Elas sabem que apenas o amor, quer dure apenas um breve espaço de tempo
ou dure pela eternidade, é a única base criativa, inspiradora e elevada
para uma nova raça e para um novo mundo.
Em nosso presente
estado pigmeu, para a maioria das pessoas,
o amor é, de fato, um estranho. Incompreendido e evitado, raramente
finca suas raízes, e quando o faz, tão logo seca e morre. Suas fibras
delicadas não suportam o
stress e a tensão do cotidiano
maçante. Sua alma é complexa demais para ajustar-se à trama viscosa de
nosso tecido social. O amor lamenta, sofre e chora por aqueles que dele
precisam, mas carecem da capacidade de elevar-se aos seus cumes mais
altos.
Um dia, um dia homens e mulheres se elevarão, eles alcançarão o pico
da montanha, se encontrarão grandes e fortes e livres, prontos para
receber, partilhar, e refestelar-se nos raios dourados do amor.
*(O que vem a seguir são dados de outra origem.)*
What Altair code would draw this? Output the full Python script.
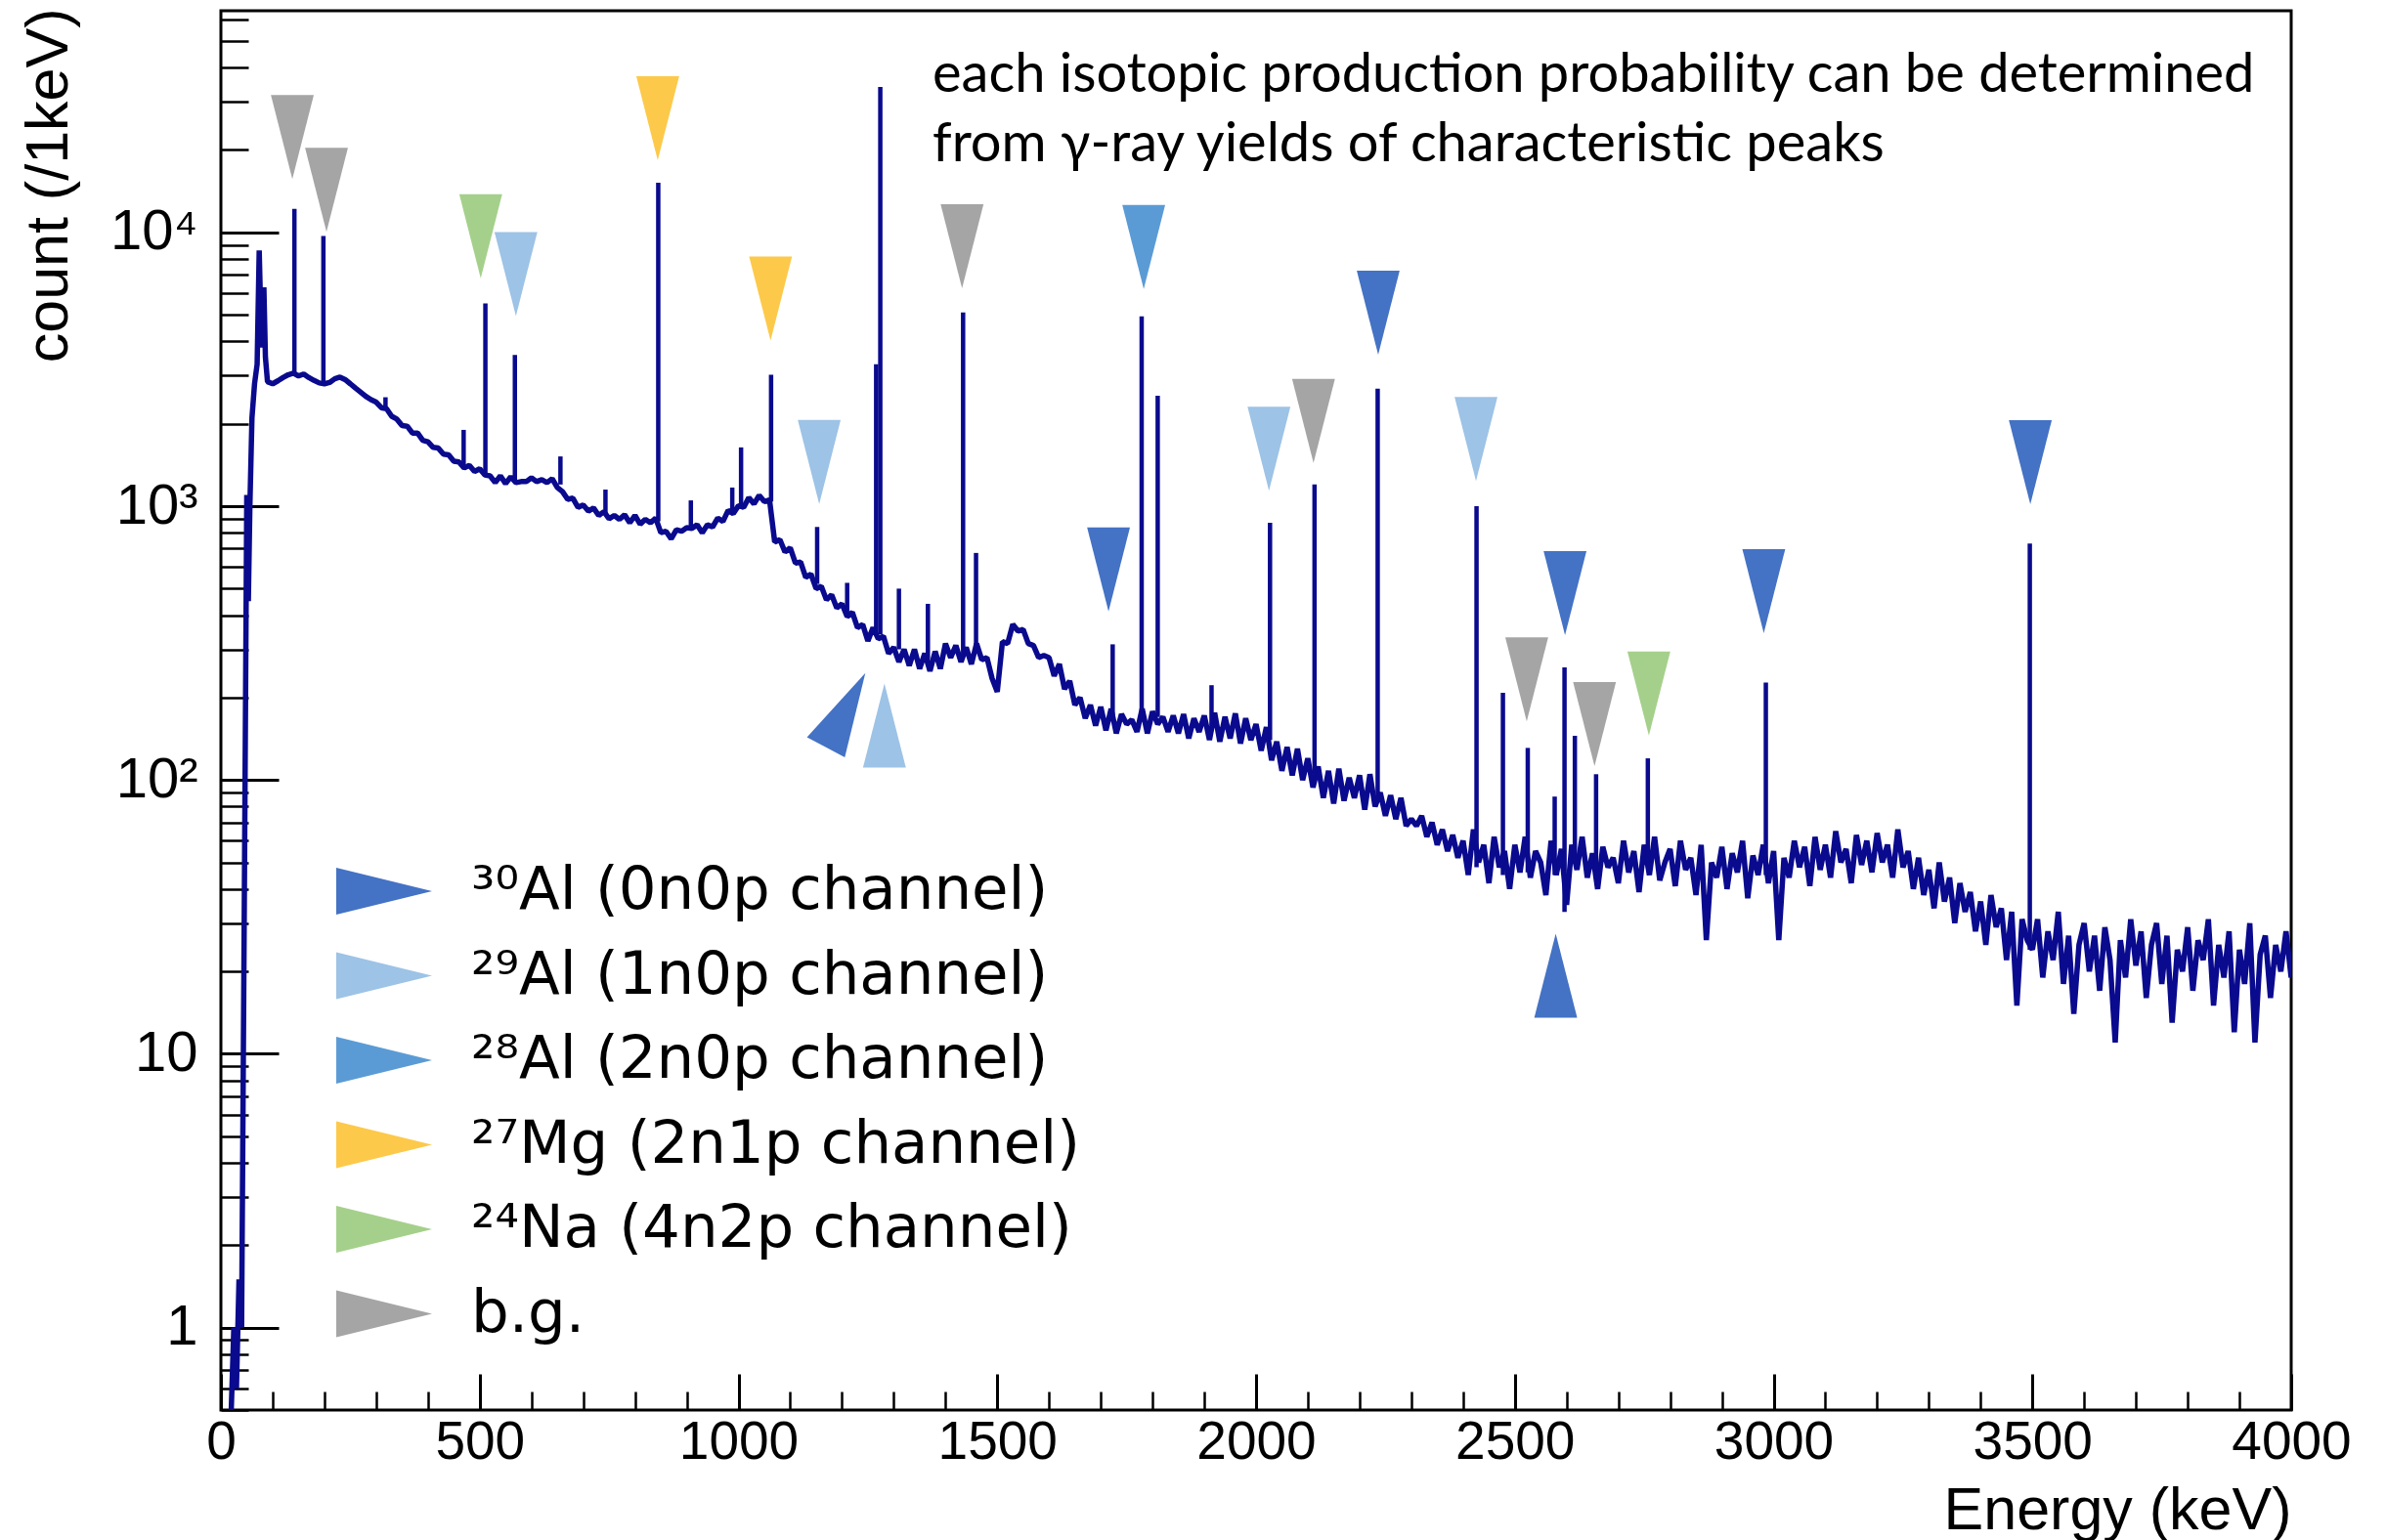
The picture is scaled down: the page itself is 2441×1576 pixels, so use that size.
import altair as alt
import pandas as pd

# ---------------- data ----------------
# start of spectrum (keV, counts per keV)
low_energy = [20, 25, 30, 35, 40, 45, 50, 53, 56, 60, 65, 70, 74, 77, 80, 83, 86]
low_counts = [0.5, 1, 0.6, 1.5, 1, 30, 1100, 450, 1000, 2100, 2800, 3300, 8600, 5000, 3800, 6300, 3500]

# continuum sampled every 10 keV from 90 keV to 4000 keV
cont_energy = list(range(90, 4001, 10))
continuum = [
    2850,
    2800, 2870, 2950, 3020, 3060, 2990, 3040, 2950, 2880, 2820,
    2800, 2830, 2920, 2960, 2900, 2800, 2700, 2610, 2520, 2450,
    2400, 2290, 2270, 2130, 2080, 1970, 1960, 1850, 1850, 1740,
    1720, 1640, 1630, 1550, 1540, 1460, 1450, 1380, 1410, 1340,
    1370, 1300, 1290, 1220, 1290, 1210, 1280, 1220, 1230, 1230,
    1270, 1230, 1250, 1220, 1260, 1170, 1130, 1060, 1070, 990,
    1010, 960, 985, 925, 955, 900, 925, 895, 930, 870,
    925, 860, 895, 870, 905, 800, 810, 760, 820, 810,
    835, 830, 855, 800, 855, 840, 905, 880, 965, 940,
    1005, 990, 1075, 1020, 1095, 1040, 1055, 740, 755, 680,
    705, 620, 625, 550, 565, 500, 510, 455, 475, 425,
    440, 395, 410, 360, 370, 322, 360, 328, 335, 290,
    305, 270, 300, 262, 300, 255, 290, 250, 295, 255,
    315, 280, 310, 270, 305, 265, 315, 275, 280, 235,
    210, 320, 315, 370, 350, 355, 315, 310, 280, 285,
    280, 240, 265, 215, 230, 188, 200, 168, 188, 158,
    185, 152, 182, 148, 174, 160, 166, 150, 182, 148,
    178, 160, 170, 150, 172, 148, 174, 142, 168, 150,
    172, 140, 176, 138, 170, 142, 175, 136, 168, 140,
    160, 128, 156, 118, 138, 108, 132, 104, 130, 100,
    120, 94, 112, 86, 108, 82, 110, 84, 102, 86,
    104, 78, 105, 80, 90, 74, 88, 72, 86, 68,
    72, 68, 74, 62, 70, 58, 66, 55, 63, 52,
    60, 45, 66, 50, 58, 42, 62, 48, 55, 40,
    58, 46, 62, 44, 55, 50, 38, 60, 45, 56,
    35, 58, 47, 62, 44, 54, 40, 57, 48, 52,
    42, 60, 46, 55, 39, 58, 45, 62, 43, 50,
    56, 41, 60, 47, 52, 38, 58, 26, 50, 44,
    57, 40, 54, 46, 60, 37, 53, 45, 58, 42,
    55, 26, 52, 44, 60, 48, 57, 41, 62, 47,
    58, 44, 65, 50, 56, 42, 63, 49, 60, 46,
    64, 50, 58, 44, 66, 48, 55, 40, 52, 38,
    47, 34, 50, 36, 44, 30, 42, 33, 39, 28,
    36, 25, 38, 29, 34, 22, 33, 15, 31, 26,
    24, 31, 19, 28, 22, 33, 18, 27, 14, 25,
    30, 20, 27, 17, 29, 22, 11, 26, 19, 31,
    21, 28, 16, 25, 30, 18, 27, 13, 24, 20,
    29, 17, 26, 22, 31, 15, 25, 19, 28, 12,
    24, 18, 30, 11, 23, 27, 16, 25, 20, 28,
    19,
]

# gamma-ray peaks: energy (keV), peak top, continuum under the peak
peak_energy = [142, 198, 318, 469, 511, 568, 656, 743, 845, 908, 988, 1005, 1063, 1152, 1210,
               1266, 1274, 1310, 1366, 1434, 1459, 1723, 1779, 1810, 1914, 2027, 2113, 2235,
               2426, 2477, 2525, 2577, 2596, 2616, 2657, 2757, 2985, 3495]
peak_top = [12200, 9700, 2500, 1900, 5500, 3570, 1520, 1150, 15200, 1050, 1170, 1640, 3020, 840, 525,
            3300, 34000, 500, 440, 5100, 675, 313, 4940, 2530, 222, 870, 1200, 2690,
            1000, 208, 131, 87, 258, 145, 105, 120, 227, 731]
peak_base = [3000, 2820, 2250, 1400, 1320, 1240, 1200, 930, 880, 830, 940, 980, 1040, 520, 410,
             340, 340, 300, 270, 290, 295, 165, 165, 170, 158, 140, 105, 85,
             48, 45, 46, 45, 33, 50, 47, 50, 45, 24]

# legend categories and colours
categories = ["³⁰Al (0n0p channel)", "²⁹Al (1n0p channel)", "²⁸Al (2n0p channel)",
              "²⁷Mg (2n1p channel)", "²⁴Na (4n2p channel)", "b.g."]
cat_colors = ["#4472C4", "#9DC3E6", "#5B9BD5", "#FDC94A", "#A5D08B", "#A5A5A5"]

# triangle markers: energy, count at marker centre, group, rotation (0 = pointing down)
tri_energy = [138, 204, 1432, 2111, 2523, 2654,
              502, 2759,
              570, 1156, 2025, 2425, 1282,
              844, 1062,
              1783,
              1715, 2236, 2597, 2981, 3496, 1207, 2579]
tri_count = [22300, 14300, 8900, 2050, 233, 160,
             9680, 207,
             7050, 1450, 1620, 1760, 158,
             26100, 5730,
             8840,
             587, 5090, 481, 489, 1447, 180, 19.3]
tri_group = ([categories[5]] * 6 + [categories[4]] * 2 + [categories[1]] * 5 +
             [categories[3]] * 2 + [categories[2]] * 1 + [categories[0]] * 7)
tri_angle = [0, 0, 0, 0, 0, 0,
             0, 0,
             0, 0, 0, 0, 180,
             0, 0,
             0,
             0, 0, 0, 0, 0, 208, 180]

note_lines = ["each isotopic production probability can be determined",
              "from γ-ray yields of characteristic peaks"]

x_major = [0, 500, 1000, 1500, 2000, 2500, 3000, 3500, 4000]
x_minor = list(range(0, 4001, 100))
y_major = [1, 10, 100, 1000, 10000]
y_minor = [0.5, 0.6, 0.7, 0.8, 0.9,
           2, 3, 4, 5, 6, 7, 8, 9,
           20, 30, 40, 50, 60, 70, 80, 90,
           200, 300, 400, 500, 600, 700, 800, 900,
           2000, 3000, 4000, 5000, 6000, 7000, 8000, 9000,
           20000, 30000, 40000, 50000, 60000]

# ---------------- styling ----------------
NAVY = "#0a0a8e"
FONT = "Liberation Sans"
DOWN = "M-0.51,-1L0.51,-1L0,1Z"
RIGHT = "M-1,-0.49L1,0L-1,0.49Z"

PW, PH = 2118, 1432

spec_df = pd.DataFrame({"energy": low_energy + cont_energy,
                        "count": low_counts + continuum})
peak_df = pd.DataFrame({"energy": peak_energy, "top": peak_top, "base": peak_base})
tri_df = pd.DataFrame({"energy": tri_energy, "count": tri_count,
                       "group": tri_group, "angle": tri_angle})

xs = alt.Scale(domain=[0, 4000], nice=False, zero=False)
ys = alt.Scale(type="log", domain=[0.5, 64500], nice=False)

main_x = alt.Axis(values=x_major, orient="bottom", tickSize=0, domain=False, grid=False,
                  labelFont=FONT, labelFontSize=55, labelColor="black", labelPadding=6,
                  labelFlush=False, labelOverlap=False, format="d",
                  title="Energy (keV)", titleFont=FONT, titleFontSize=61,
                  titleFontWeight="normal", titleColor="black",
                  titleX=PW, titleY=121, titleAlign="right", titleBaseline="alphabetic")
main_y = alt.Axis(values=y_major, orient="left", tickSize=0, domain=False, grid=False,
                  labelFont=FONT, labelFontSize=58, labelColor="black", labelPadding=24,
                  labelExpr="datum.value == 10000 ? '10⁴' : datum.value == 1000 ? '10³' : "
                            "datum.value == 100 ? '10²' : datum.value == 10 ? '10' : '1'",
                  title="count (/1keV)", titleFont=FONT, titleFontSize=61,
                  titleFontWeight="normal", titleColor="black", titleAngle=270,
                  titleX=-158, titleY=-3, titleAlign="right", titleBaseline="alphabetic")

line = alt.Chart(spec_df).mark_line(color=NAVY, strokeWidth=5.5, clip=True,
                                    strokeJoin="bevel").encode(
    x=alt.X("energy:Q", scale=xs, axis=main_x),
    y=alt.Y("count:Q", scale=ys, axis=main_y),
)


def tick_layer(xaxis, yaxis):
    return alt.Chart(spec_df.head(1)).mark_point(opacity=0).encode(
        x=alt.X("energy:Q", scale=xs, axis=xaxis, title=None),
        y=alt.Y("count:Q", scale=ys, axis=yaxis, title=None),
    )


def tick_axis(values, orient, length, width):
    return alt.Axis(values=values, orient=orient, offset=-length, tickSize=length,
                    tickWidth=width, tickColor="black", labels=False, domain=False,
                    grid=False)


tx_major = tick_layer(tick_axis(x_major, "bottom", 37, 3), None)
tx_minor = tick_layer(tick_axis(x_minor, "bottom", 19, 2.5), None)
ty_major = tick_layer(None, tick_axis(y_major, "left", 59, 3))
ty_minor = tick_layer(None, tick_axis(y_minor, "left", 28, 2.5))

peaks = alt.Chart(peak_df).mark_rule(color=NAVY, strokeWidth=4.5, clip=True).encode(
    x=alt.X("energy:Q", scale=xs, axis=None),
    y=alt.Y("base:Q", scale=ys, axis=None),
    y2="top:Q",
)

tris = alt.Chart(tri_df).mark_point(shape=DOWN, filled=True, size=7396, opacity=1,
                                    strokeWidth=0).encode(
    x=alt.X("energy:Q", scale=xs, axis=None),
    y=alt.Y("count:Q", scale=ys, axis=None),
    angle=alt.Angle("angle:Q", scale=None),
    color=alt.Color("group:N", scale=alt.Scale(domain=categories, range=cat_colors),
                    legend=alt.Legend(title=None, orient="none", legendX=118, legendY=852,
                                      direction="vertical", symbolType=RIGHT,
                                      symbolSize=9604, symbolStrokeWidth=0,
                                      symbolOpacity=1, labelFont="DejaVu Sans",
                                      labelFontSize=61, labelColor="black",
                                      labelOffset=40, labelLimit=0,
                                      rowPadding=7.5, padding=0)),
)

note = alt.Chart(pd.DataFrame({"k": [0]})).mark_text(
    align="left", baseline="alphabetic", font="Lato", fontSize=56, lineHeight=71,
    fontWeight=400, color="black").encode(
    x=alt.value(728), y=alt.value(83), text=alt.value(note_lines))

chart = alt.layer(line, tx_major, tx_minor, ty_major, ty_minor, peaks, tris, note).resolve_scale(
    x="shared", y="shared").resolve_axis(x="independent", y="independent").properties(
    width=PW, height=PH,
    autosize=alt.AutoSizeParams(type="none"),
    padding={"left": 226, "top": 11, "right": 97, "bottom": 133},
    background="white",
).configure_view(stroke="black", strokeWidth=3)

chart.save("out.html", embed_options={"renderer": "svg", "actions": False})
Que
fantasia, que imaginação, que gênio poético pode entrever, ainda que
aproximadamente, as potencialidades de tal força na vida dos homens e
mulheres. Se o mundo alguma vez dará à luz a verdadeira união e
companheirismo, não será o casamento, mas o amor a concebê-lo.
Notas do Tradutor:
1. Henrik Ibsen (1828-1906), literato escandinavo conhecido por
sua tendência anarquista-individualista. A autora faz uma análise mais
demorada da obra de Ibsen em seu livro “
The Social Significance of the Modern Drama”. N. do T.
2. Referência a
New York Society for the Prevention of Cruelty to Children, reconhecida como a primeira instituição devotada à “proteção do menor” nos E.U.A., em atividade desde 1874.
Gerry Society é um outro modo de referir-se à mesma instituição. N. do T.
3. Ms. Alving é personagem de Ibsen na obra “
Ghost”, uma análise desta obra e desta personagem encontra-se em livro já mencionado. N. do T.
Texto original: GOLDMAN, Emma. “Marriage and love” in:
Anarchism and Other Essays. New York: Dover Publications, 1969. p. 227.